Google likely uses clickthrough rate (CTR) in their algo. If your site has a high CTR, it should hypothetically rank higher, so it makes sense for them to include it in their algorithm - to the point that it can't be manipulated.

So, if the metadata doesn't directly increase rankings (which I'm pretty positive it won't), it can indirectly do so by grabbing the users eye and improving CTR, which I am most certain it will.


Some people were already doing this before, but with other formats. I did a little comparison between this and the one Best Buy currently uses, GoodRelations.

https://gist.github.com/1005688

I like this quite a bit better.


Well, the two gists don't quite encode the same information. In the schema.org example, one would still have to write code to parse the string dates. In the RDFa example, one could link several sites on the shared purl.org URL of, e.g., Friday, to answer questions like "which restaurants are open on Monday". That's the whole Linked Data idea.

On the other hand, the RDFa way is more painful when the opening hours differ between the days of the week.


The datetime attribute is designed to be easy to parse. They stick to a consistent format on schema.org. They reference ISO 8601 which is quite a bit more complicated, but hopefully they'll add something saying they only support a tiny subset of what ISO 8601 allows to make it easier to write tools.

http://schema.org/Duration

The tools aren't there yet so it's not as useful for linked data as RDFa right now, but hopefully it will be more useful soon.


I was just thinking about how I could actually see this being really awesome with something like Django.


Interesting idea; I'm a little rusty on my Django knowledge but I guess you would define a custom Model class for each data type, which in turn knows how to render itself with the correct markup.


Won't take long for someone to make a list of django models for each type


no point really, it's just a few extra attributes in the template.


I'm torn as well. It's a lot of new information to remember and creates a lot of extra work but if the content is more accessible as a result then it might be worth it.
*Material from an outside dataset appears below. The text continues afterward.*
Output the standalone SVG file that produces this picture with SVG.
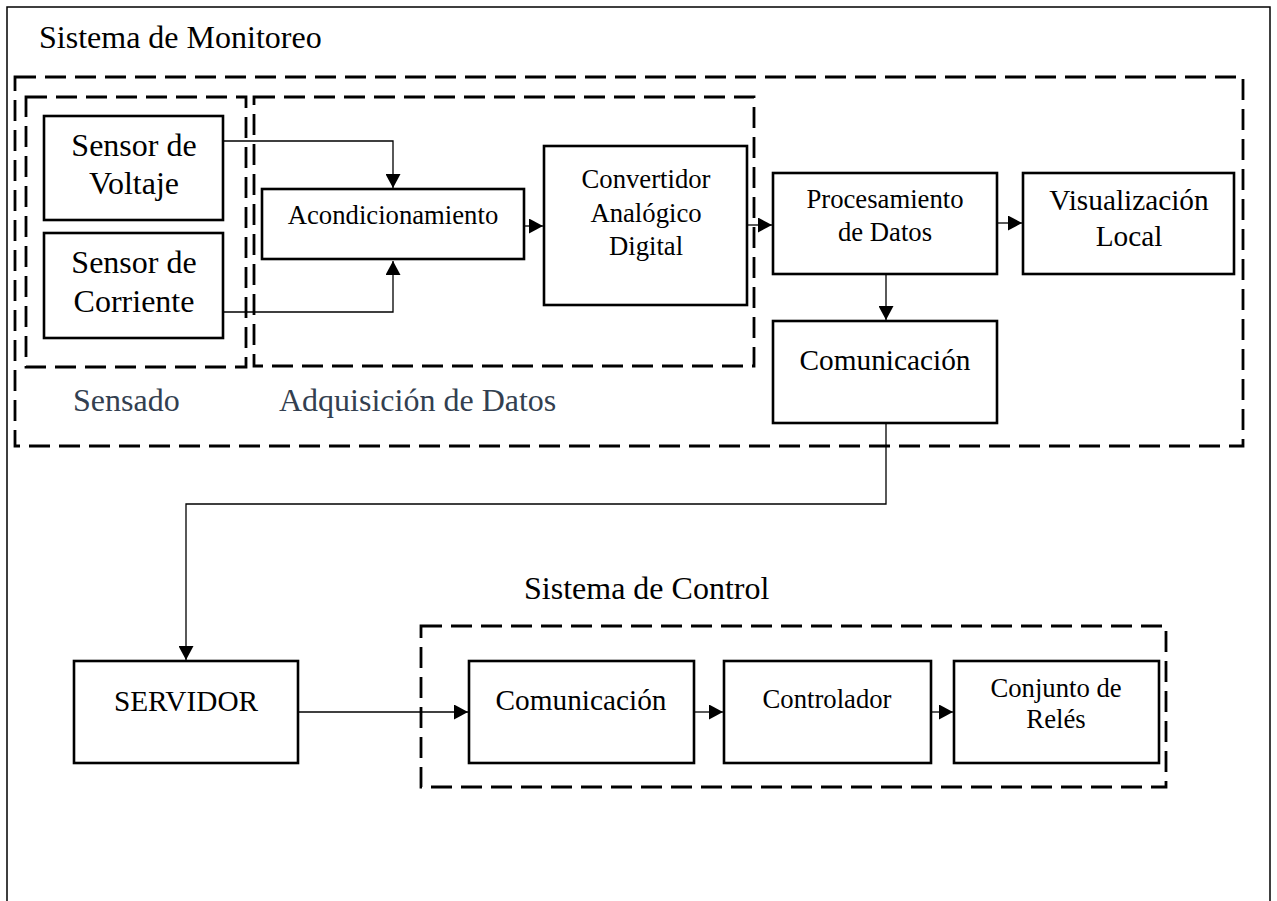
<svg xmlns="http://www.w3.org/2000/svg" width="1277" height="901" viewBox="0 0 1277 901">
  <style>
    .frame { fill: none; stroke: #000; stroke-width: 1.5; }
    .group { fill: none; stroke: #000; stroke-width: 2.8; stroke-dasharray: 21 9; }
    .box { fill: #fff; stroke: #000; stroke-width: 2.6; }
    .wire { fill: none; stroke: #000; stroke-width: 1.3; }
    .t { font-family: "Liberation Serif", "Times New Roman", serif; fill: #000; text-anchor: middle; }
    .title { font-family: "Liberation Serif", "Times New Roman", serif; fill: #000; font-size: 32px; }
    .label { font-family: "Liberation Serif", "Times New Roman", serif; fill: #333f50; font-size: 32px; }
    .l { font-size: 32px; }
    .m { font-size: 29.3px; }
    .s { font-size: 26.7px; }
  </style>
  <defs>
    <marker id="arrow" markerUnits="userSpaceOnUse" markerWidth="15" markerHeight="15" refX="14" refY="7.5" orient="auto">
      <path d="M0,0 L14,7.5 L0,15 z" fill="#000"/>
    </marker>
  </defs>

  <rect width="1277" height="901" fill="#fff"/>

  <!-- outer page frame (open at the bottom) -->
  <rect class="frame" x="7" y="7" width="1263" height="920"/>

  <!-- grouping outlines -->
  <g id="monitoring-group">
    <text class="title" x="39" y="48">Sistema de Monitoreo</text>
    <rect class="group" x="15" y="77" width="1228" height="369"/>
  </g>
  <g id="sensing-group">
    <rect class="group" x="26" y="97" width="220" height="270"/>
    <text class="label" x="73" y="411">Sensado</text>
  </g>
  <g id="acquisition-group">
    <rect class="group" x="254" y="97" width="500" height="269"/>
    <text class="label" x="279" y="411">Adquisición de Datos</text>
  </g>
  <g id="control-group">
    <text class="title" x="524" y="599">Sistema de Control</text>
    <rect class="group" x="421" y="626" width="745" height="161"/>
  </g>

  <!-- connectors -->
  <g id="connectors">
    <polyline class="wire" points="224,141 393,141 393,188" marker-end="url(#arrow)"/>
    <polyline class="wire" points="224,312 393,312 393,261" marker-end="url(#arrow)"/>
    <line class="wire" x1="524" y1="226" x2="543" y2="226" marker-end="url(#arrow)"/>
    <line class="wire" x1="747" y1="225" x2="772" y2="225" marker-end="url(#arrow)"/>
    <line class="wire" x1="997" y1="223" x2="1022" y2="223" marker-end="url(#arrow)"/>
    <line class="wire" x1="886" y1="274" x2="886" y2="320" marker-end="url(#arrow)"/>
    <polyline class="wire" points="886,423 886,504 186,504 186,660" marker-end="url(#arrow)"/>
    <line class="wire" x1="298" y1="712" x2="468" y2="712" marker-end="url(#arrow)"/>
    <line class="wire" x1="694" y1="712" x2="723" y2="712" marker-end="url(#arrow)"/>
    <line class="wire" x1="931" y1="712" x2="953" y2="712" marker-end="url(#arrow)"/>
  </g>

  <!-- nodes -->
  <g id="sensor-voltaje">
    <rect class="box" x="44" y="116" width="179" height="104"/>
    <text class="t l" x="134" y="156">Sensor de</text>
    <text class="t l" x="134" y="194">Voltaje</text>
  </g>
  <g id="sensor-corriente">
    <rect class="box" x="44" y="233" width="179" height="105"/>
    <text class="t l" x="134" y="273">Sensor de</text>
    <text class="t l" x="134" y="312">Corriente</text>
  </g>
  <g id="acondicionamiento">
    <rect class="box" x="262" y="189" width="262" height="70"/>
    <text class="t s" x="393" y="224">Acondicionamiento</text>
  </g>
  <g id="convertidor">
    <rect class="box" x="544" y="146" width="203" height="159"/>
    <text class="t s" x="646" y="188">Convertidor</text>
    <text class="t s" x="646" y="222">Analógico</text>
    <text class="t s" x="646" y="255">Digital</text>
  </g>
  <g id="procesamiento">
    <rect class="box" x="773" y="173" width="224" height="101"/>
    <text class="t s" x="885" y="208">Procesamiento</text>
    <text class="t s" x="885" y="241">de Datos</text>
  </g>
  <g id="visualizacion">
    <rect class="box" x="1023" y="173" width="211" height="101"/>
    <text class="t m" x="1129" y="210">Visualización</text>
    <text class="t m" x="1129" y="246">Local</text>
  </g>
  <g id="comunicacion-monitoreo">
    <rect class="box" x="773" y="321" width="224" height="102"/>
    <text class="t m" x="885" y="370">Comunicación</text>
  </g>
  <g id="servidor">
    <rect class="box" x="74" y="661" width="224" height="102"/>
    <text class="t m" x="186" y="711">SERVIDOR</text>
  </g>
  <g id="comunicacion-control">
    <rect class="box" x="469" y="661" width="225" height="102"/>
    <text class="t m" x="581" y="710">Comunicación</text>
  </g>
  <g id="controlador">
    <rect class="box" x="724" y="661" width="207" height="102"/>
    <text class="t s" x="827" y="708">Controlador</text>
  </g>
  <g id="conjunto-reles">
    <rect class="box" x="954" y="661" width="205" height="102"/>
    <text class="t s" x="1056" y="697">Conjunto de</text>
    <text class="t s" x="1056" y="728">Relés</text>
  </g>
</svg>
I'm also a little wary of the fact that it just seems tacked on to the HTML but I can't think of any other way to handle it.

I'm guessing this is like salt... a little dash'll do it.


I would say it's just more easy for them to parse/extract data, it shouldn't change much to the user (excerpt special cases in browsers).


I phrased that poorly. I meant accessible to the crawlers.


Adding a few tags to your HTML templates is "expensive"? With Google, Bing, and Yahoo all supporting this, I don't think it will be long before formtastic-like plugins start popping up to make this really easy.


Exactly. We already have to support multiple browsers, multiple display sizes, ARIA roles, and more. I don't mind the extra work for the handicap (ARIA), but looking up and adding all this new meta information merely for search engines is going be a pain. In the end, this extra work makes it easier for the search engine by requiring the developer to do more work. I would prefer the reverse, otherwise maybe I need to get into the search business. They are creating a standard that will make it incredibly easy for future search engines.


It depends how you present the idea of adding machine-readable information to pages. After all, nobody is forced to do it, so you need to show some benefit before the "semantic web" will happen.

Schema.org is doing it with the SEO angle: mark up your pages like this, and they'll be presented better in search engines.

With VIE (https://github.com/bergie/VIE) we take a different angle: mark up your pages with RDFa, and they'll become editable.


I added the 200 bytes/page to my ecommerce site in about 5 minutes.


This is going to sound curmudgeonry but it is seems like one more way search engines want to use your data without giving you the page view. It makes allot of technical sense and I can imagine some really great ways to use this data but in the end I guess I would just need to ask "what's in it for us- the content providers?"


I think that's shortsighted thinking. This is about improving the user's search experience. If that happens I think everyone wins.

Most mainstream users are not tech savvy. Imagine a traveling person arrives in a city and spontaneously decides to see a movie. They enter the search 'good movie playing in nowheresville'. As it stands now their query will likely be matched by the keywords 'movie', 'playing', and 'nowheresville'. The returned results might include a news article about local theatres, with no actual focus on reviews. The searcher might get frustrated and just decide to rent a movie instead. However, with schemas in wide use search engines will know exactly what web sites are talking about movies and whether it's in the context of reviews. The searcher can then be passed on to the relevant site.

In other words, do you think it's better to tell search engines this is sort of what I have or this is exactly what I have?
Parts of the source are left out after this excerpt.